History of Iota Iota Iota:
Iota Iota Iota, the Women's Studies Honor Society, was created at the Metropolitan State College of Denver in 1988. The Alpha Chapter of Iota Iota Iota (a.k.a. Triota) at Metropolitan State College of Denver
held its first induction ceremony in the fall of 1992 in order to recognize the academic achievements of students in Women's Studies. The Greek letter, iota, was selected for the name to represent the three goddesses Inana, Ishtar, and Isis. Iota Iota Iota strives to maintain the feminist values central to Women's Studies: egalitarianism, inclusiveness, and a celebration of the diversity of women's experiences.

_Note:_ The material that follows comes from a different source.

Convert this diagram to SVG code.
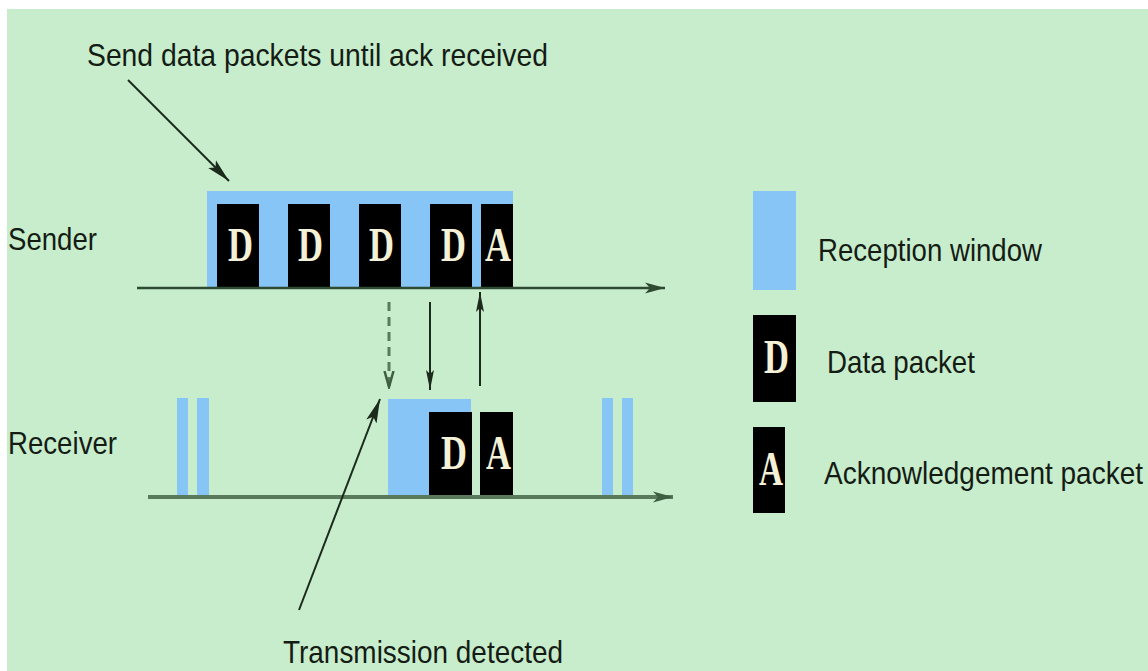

The foundation of this society grew out of a desire for recognition of achievement in women's studies, and the mission of the society is one of service to other women students. The purpose of Triota is to encourage and support scholarship and excellence in women's studies.
Inanna, Ishtar, and Isis:
Goddesses represented by Iota Iota Iota
Inanna was one of the primary deities of Sumer, a civilization that flourished from around 3500 BCE to 2500 BCE. She was known as the queen of the land, the source of the earth's life blood. According to some stories, she renewed her virginity each year by descending into the underworld. Mary Daly, who has reinterpreted many words referring to women, suggests that a virgin may be thought of as a wild, lusty, unsubdued woman.

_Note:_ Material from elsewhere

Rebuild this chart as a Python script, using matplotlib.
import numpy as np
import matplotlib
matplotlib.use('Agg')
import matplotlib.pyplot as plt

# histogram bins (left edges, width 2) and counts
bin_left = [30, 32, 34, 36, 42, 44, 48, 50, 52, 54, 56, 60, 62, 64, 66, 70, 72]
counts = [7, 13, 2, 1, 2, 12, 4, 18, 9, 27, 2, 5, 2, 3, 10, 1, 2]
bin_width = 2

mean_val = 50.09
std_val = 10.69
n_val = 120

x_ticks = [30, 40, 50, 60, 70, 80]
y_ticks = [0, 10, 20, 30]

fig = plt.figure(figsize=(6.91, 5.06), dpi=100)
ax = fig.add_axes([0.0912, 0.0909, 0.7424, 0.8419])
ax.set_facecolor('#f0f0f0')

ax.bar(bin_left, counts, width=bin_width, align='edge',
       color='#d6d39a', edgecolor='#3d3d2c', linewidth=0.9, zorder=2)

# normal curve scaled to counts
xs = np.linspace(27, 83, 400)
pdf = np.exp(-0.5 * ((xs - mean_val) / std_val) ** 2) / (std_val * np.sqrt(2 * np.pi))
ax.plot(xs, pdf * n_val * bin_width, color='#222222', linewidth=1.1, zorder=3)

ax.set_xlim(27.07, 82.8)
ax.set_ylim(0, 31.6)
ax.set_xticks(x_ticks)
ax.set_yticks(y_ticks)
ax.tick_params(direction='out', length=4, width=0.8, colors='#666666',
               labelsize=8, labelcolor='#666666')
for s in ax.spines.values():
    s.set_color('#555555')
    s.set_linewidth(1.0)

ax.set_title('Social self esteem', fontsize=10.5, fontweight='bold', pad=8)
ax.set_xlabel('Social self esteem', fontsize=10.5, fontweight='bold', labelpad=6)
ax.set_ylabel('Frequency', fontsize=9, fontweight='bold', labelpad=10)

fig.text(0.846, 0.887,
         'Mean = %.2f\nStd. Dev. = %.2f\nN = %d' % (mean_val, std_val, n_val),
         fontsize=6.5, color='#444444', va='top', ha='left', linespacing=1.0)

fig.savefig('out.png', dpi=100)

Ishtar was the great goddess of Babylonia, a civilization located in the south of present-day Iraq from around 1800 to 1000 BCE. Ishtar - or Star - was the Light of the World, the Lawgiver, the Queen of all Men. Mary Daly might call her the Audacious Truthsayer: unafraid, naming the problems, boldly telling the Truth.
Isis was the primary goddess of ancient Egypt, beginning around 3000 BCE. Worship of Isis lasted well into the first millenium of the Christian Era, and many believe she became identified with Christianity's virgin mother Mary. Isis was the goddess from whom all else arose - the Creator, the Giver of Life, the Mother of All.